Spaceland
Wśród gier dostępnych w Apple Arcade nie mogło zabraknąć także kosmicznej strzelanki połączonej z turową grą RPG. Taką właśnie grą jest „Spaceland”. Fabuła jest dość prosta i nawiązuje choćby do pierwszych dwóch filmów z serii „Obcy”. Z bazy znajdującej się na dalekiej planecie wysłany zostaje sygnał ostrzegawczy (niczym ze statku w filmie „Obcy, ósmy pasażer Nostromo”), który odbiera drużyna gwiezdnych strażników. Po ich wylądowaniu okazuje się, że cała baza opanowana jest przez obce formy życia. Zadaniem gracza jest jej oczyszczenie i uratowanie nielicznych żywych jeszcze członków jej załogi.
Gracz steruje członkami zespołu gwiezdnych strażników, z których każdy cechuje się inną liczbą punktów ruchu oraz inną bronią. Należy więc umiejętnie wykorzystywać ich zdolności (np. inżyniera) oraz ekwipunek przy spotkaniu z różnymi potworami. Te ostatnie także są różne. Jedne są słabe, można wysłać je na kosmiczny tamten świat jednym strzałem, inne mają zdecydowanie grubszą skórę, a jeszcze inne mają słabe punkty (np. nieosłonięty pancerzem grzbiet). Każdy z budynków bazy to osobny poziom. Te zaś robią się coraz trudniejsze. Pierwsze poziomy przechodzi się szybko, w kolejnych napotkani obcy nie są już łatwi do pokonania, a więc gra wciąga znacznie bardziej.
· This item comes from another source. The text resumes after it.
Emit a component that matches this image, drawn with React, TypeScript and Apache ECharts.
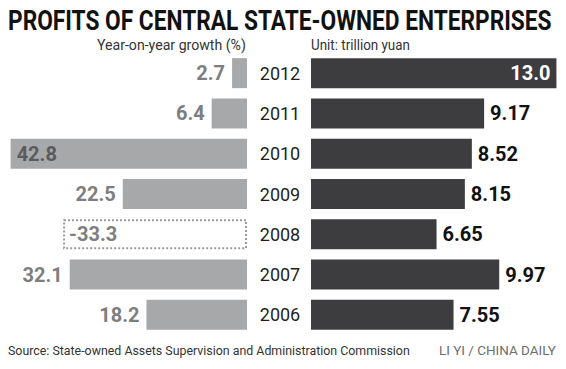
import React, { useEffect, useRef } from "react";
import * as echarts from "echarts";

const years = ["2012", "2011", "2010", "2009", "2008", "2007", "2006"];
const growth = [2.7, 6.4, 42.8, 22.5, -33.3, 32.1, 18.2];
const profits = [13.0, 9.17, 8.52, 8.15, 6.65, 9.97, 7.55];
const profitLabels = ["13.0", "9.17", "8.52", "8.15", "6.65", "9.97", "7.55"];

const TITLE = "PROFITS OF CENTRAL STATE-OWNED ENTERPRISES";
const SUB_LEFT = "Year-on-year growth (%)";
const SUB_RIGHT = "Unit: trillion yuan";
const SOURCE = "Source: State-owned Assets Supervision and Administration Commission";
const CREDIT = "LI YI / CHINA DAILY";
const FONT = "Roboto, 'Liberation Sans', sans-serif";

function measure(text: string, font: string): number {
  const c = document.createElement("canvas");
  const ctx = c.getContext("2d");
  if (!ctx) return 600;
  ctx.font = font;
  return ctx.measureText(text).width;
}

function fitText(text: string, x: number, y: number, w: number, size: number, weight: string, fill: string) {
  const mw = measure(text, `${weight} ${size}px Roboto`);
  return {
    type: "text",
    x,
    y,
    scaleX: w / mw,
    style: { text, fontFamily: FONT, fontWeight: weight, fontSize: size, fill },
  };
}

export default function App() {
  const ref = useRef<HTMLDivElement>(null);
  useEffect(() => {
    if (!ref.current) return;
    const chart = echarts.init(ref.current, undefined, { renderer: "svg" });

    const leftData = growth.map((v) => {
      const big = Math.abs(v) > 40;
      const neg = v < 0;
      return {
        value: Math.abs(v),
        itemStyle: neg
          ? { color: "#ffffff", borderColor: "#9a9b9d", borderType: "dotted", borderWidth: 2 }
          : { color: "#a7a8aa" },
        label: {
          position: big || neg ? "insideLeft" : "left",
          distance: big || neg ? 6 : 7,
          color: big ? "#5a5b5d" : "#7d7e80",
        },
      };
    });
    const rightData = profits.map((v, i) => ({
      value: v,
      label: {
        position: v > 12 ? "insideRight" : "right",
        color: v > 12 ? "#ffffff" : "#111111",
        formatter: profitLabels[i],
      },
    }));

    chart.setOption({
      animation: false,
      backgroundColor: "#ffffff",
      grid: [
        { left: 4, top: 53, width: 243, height: 282 },
        { left: 311, top: 53, width: 249.2, height: 282 },
      ],
      xAxis: [
        { gridIndex: 0, type: "value", inverse: true, min: 0, max: 44, show: false },
        { gridIndex: 1, type: "value", min: 0, max: 13.2, show: false },
      ],
      yAxis: [
        { gridIndex: 0, type: "category", data: years, inverse: true, show: false },
        {
          gridIndex: 1,
          type: "category",
          data: years,
          inverse: true,
          axisLine: { show: false },
          axisTick: { show: false },
          axisLabel: {
            margin: 31,
            align: "center",
            fontFamily: FONT,
            fontSize: 18,
            color: "#231f20",
          },
        },
      ],
      series: [
        {
          type: "bar",
          xAxisIndex: 0,
          yAxisIndex: 0,
          barWidth: 30,
          data: leftData,
          label: {
            show: true,
            fontFamily: FONT,
            fontWeight: "bold",
            fontSize: 20,
            formatter: (p: any) => String(growth[p.dataIndex]),
          },
        },
        {
          type: "bar",
          xAxisIndex: 1,
          yAxisIndex: 1,
          barWidth: 30,
          data: rightData,
          itemStyle: { color: "#3d3c3e" },
          label: {
            show: true,
            distance: 6,
            fontFamily: FONT,
            fontWeight: "bold",
            fontSize: 20,
          },
        },
      ],
      graphic: [
        fitText(TITLE, 8, 6, 544, 28, "bold", "#111111"),
        fitText(SUB_LEFT, 97, 38, 149, 14, "normal", "#333333"),
        fitText(SUB_RIGHT, 311, 38, 99, 14, "normal", "#333333"),
        fitText(SOURCE, 8, 344, 402, 13, "normal", "#333333"),
        fitText(CREDIT, 439, 344, 117, 13, "normal", "#6d6e70"),
      ],
    });
    return () => chart.dispose();
  }, []);
  return (
    <div
      ref={ref}
      style={{ position: "fixed", left: 0, top: 0, width: 566, height: 369, background: "#fff" }}
    />
  );
}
Gra ma ładną grafikę w rzucie izometrycznym, właściwie klasyczną dla tego gatunku. Sterowanie jest równie proste, wystarczy zaznaczyć członka drużyny i wybrać jedno z podświetlonych miejsc, w które ma się on przemieścić lub w które ma strzelić, jeśli na danym polu znajduje się przeciwnik. „Spaceland” klimatem przypomina mi trochę „Space Marshalls”, dostępne od dawna w App Store.
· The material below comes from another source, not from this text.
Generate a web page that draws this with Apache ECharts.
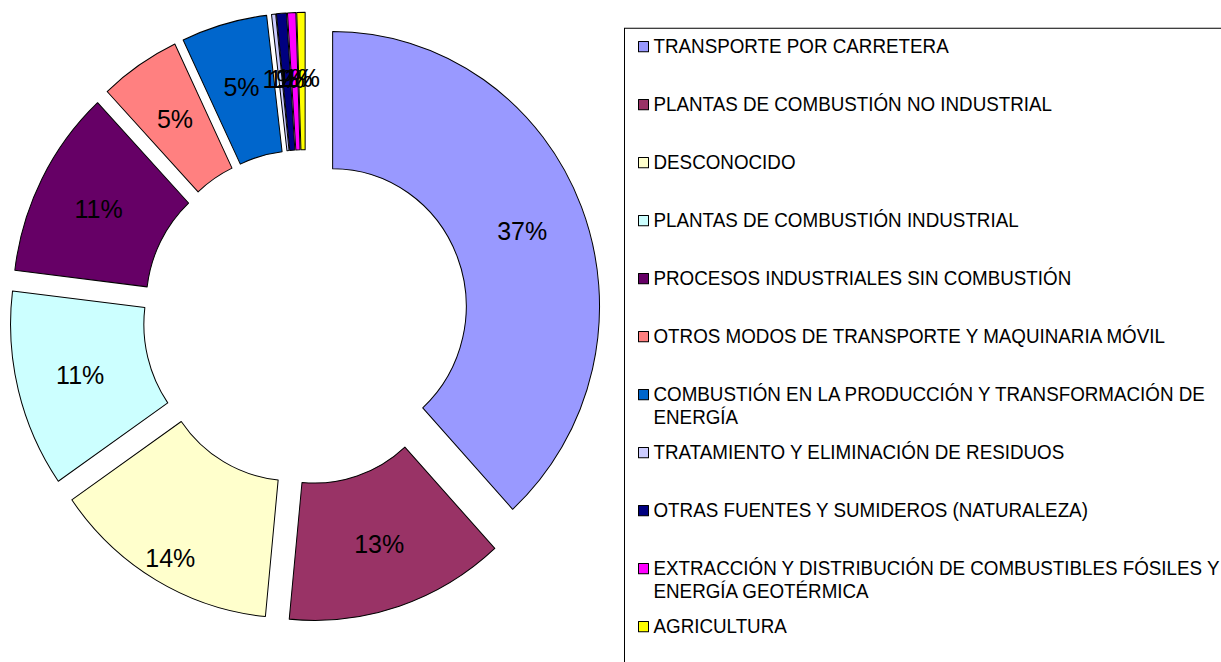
<!DOCTYPE html>
<html>
<head>
<meta charset="utf-8">
<script src="https://cdn.jsdelivr.net/npm/echarts@6/dist/echarts.min.js"></script>
<style>
  html, body { margin: 0; padding: 0; background: #fff; overflow: hidden; }
  /* the reference drawing is slightly taller than wide (about 3 %) */
  #chart { width: 1221px; height: 662px; transform: scaleY(1.03); transform-origin: 0 0; }
</style>
</head>
<body>
<div id="chart"></div>
<script>
// Categories (legend order = slice order, clockwise from 12 o'clock)
const categories = [
  'TRANSPORTE POR CARRETERA',
  'PLANTAS DE COMBUSTIÓN NO INDUSTRIAL',
  'DESCONOCIDO',
  'PLANTAS DE COMBUSTIÓN INDUSTRIAL',
  'PROCESOS INDUSTRIALES SIN COMBUSTIÓN',
  'OTROS MODOS DE TRANSPORTE Y MAQUINARIA MÓVIL',
  'COMBUSTIÓN EN LA PRODUCCIÓN Y TRANSFORMACIÓN DE ENERGÍA',
  'TRATAMIENTO Y ELIMINACIÓN DE RESIDUOS',
  'OTRAS FUENTES Y SUMIDEROS (NATURALEZA)',
  'EXTRACCIÓN Y DISTRIBUCIÓN DE COMBUSTIBLES FÓSILES Y ENERGÍA GEOTÉRMICA',
  'AGRICULTURA'
];
// Slice sizes (share of total, %) as drawn
const shares = [38.2, 13.3, 13.8, 11.6, 11.1, 4.9, 5.2, 0.25, 0.6, 0.5, 0.5];
// Percentage labels as printed on the slices
const shareLabels = ['37%', '13%', '14%', '11%', '11%', '5%', '5%', '1%', '1%', '1%', '1%'];
const colors = ['#9999FF', '#993366', '#FFFFCC', '#CCFFFF', '#660066', '#FF8080',
                '#0066CC', '#CCCCFF', '#000080', '#FF00FF', '#FFFF00'];

const FONT_FAMILY = '"Liberation Sans", Arial, sans-serif';
const LEGEND_FONT_SIZE = 18.8;
const LEGEND_LINE = 21.85;
const LEGEND_PITCH = 56.31;
const LEGEND_WRAP = 575;

// greedy word wrap of legend names to the legend width
const measureCtx = document.createElement('canvas').getContext('2d');
measureCtx.font = LEGEND_FONT_SIZE + 'px ' + FONT_FAMILY;
function wrapName(name) {
  const words = name.split(' ');
  const lines = [];
  let cur = '';
  words.forEach(w => {
    const test = cur ? cur + ' ' + w : w;
    if (cur && measureCtx.measureText(test).width > LEGEND_WRAP) {
      lines.push(cur);
      cur = w;
    } else {
      cur = test;
    }
  });
  lines.push(cur);
  return lines;
}
// legend text: wrapped entries keep their marker beside the first line
// (an empty line above balances the block that is centred on the marker)
function legendLabel(name) {
  const lines = wrapName(name);
  return lines.length > 1 ? '\n' + lines.join('\n') : lines[0];
}

const chart = echarts.init(document.getElementById('chart'), null, { renderer: 'svg' });

const legendBase = {
  orient: 'vertical',
  left: 638,
  padding: 0,
  itemWidth: 10,
  itemHeight: 10,
  itemGap: LEGEND_PITCH - LEGEND_LINE,
  icon: 'rect',
  selectedMode: false,
  formatter: legendLabel,
  itemStyle: { borderColor: '#000', borderWidth: 1 },
  textStyle: {
    color: '#000',
    fontFamily: FONT_FAMILY,
    fontSize: LEGEND_FONT_SIZE,
    lineHeight: LEGEND_LINE
  }
};
// Excel spaces the entries evenly by their first line; group them so that
// wrapped entries do not push the following ones down
const FIRST_CENTER = 45.34;
const groups = [[0, 6], [6, 7], [7, 9], [9, 10], [10, 11]];
const legends = groups.map(([a, b]) => {
  const wrapped = wrapName(categories[a]).length > 1;
  const center = FIRST_CENTER + a * LEGEND_PITCH;
  const top = center - (wrapped ? 1.5 : 0.5) * LEGEND_LINE;
  return Object.assign({}, legendBase, { top: top, data: categories.slice(a, b) });
});

chart.setOption({
  animation: false,
  color: colors,
  graphic: [{
    type: 'rect',
    z: -1,
    shape: { x: 624.5, y: 27.5, width: 700, height: 700 },
    style: { fill: 'none', stroke: '#000', lineWidth: 1 }
  }],
  legend: legends,
  series: [{
    type: 'pie',
    center: [305.6, 307.9],
    radius: [133.6, 266.9],
    startAngle: 90,
    clockwise: true,
    selectedMode: 'multiple',
    selectedOffset: 29,
    avoidLabelOverlap: false,
    itemStyle: { borderColor: '#000', borderWidth: 1 },
    label: {
      show: true,
      position: 'inside',
      color: '#000',
      fontFamily: FONT_FAMILY,
      fontSize: 25,
      formatter: p => shareLabels[p.dataIndex]
    },
    // the "DESCONOCIDO" label sits further out on its slice in the reference
    labelLayout: p => (p.dataIndex === 2 ? { dx: -18, dy: 33 } : {}),
    labelLine: { show: false },
    emphasis: { disabled: true },
    data: categories.map((name, i) => ({ name: name, value: shares[i], selected: true }))
  }]
});
</script>
</body>
</html>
Jedyne, do czego mógłbym się przyczepić, to trochę zbyt długie dialogi pomiędzy każdą z misji. W tego typu grach fabuła naprawdę ma drugorzędne znaczenie. Nie interesują mnie specjalnie opowiadane przez bohaterów historie, zwłaszcza że nie jest to arcydzieło literatury SF, po prostu chcę jak najszybciej wziąć na cel kolejnego potwora.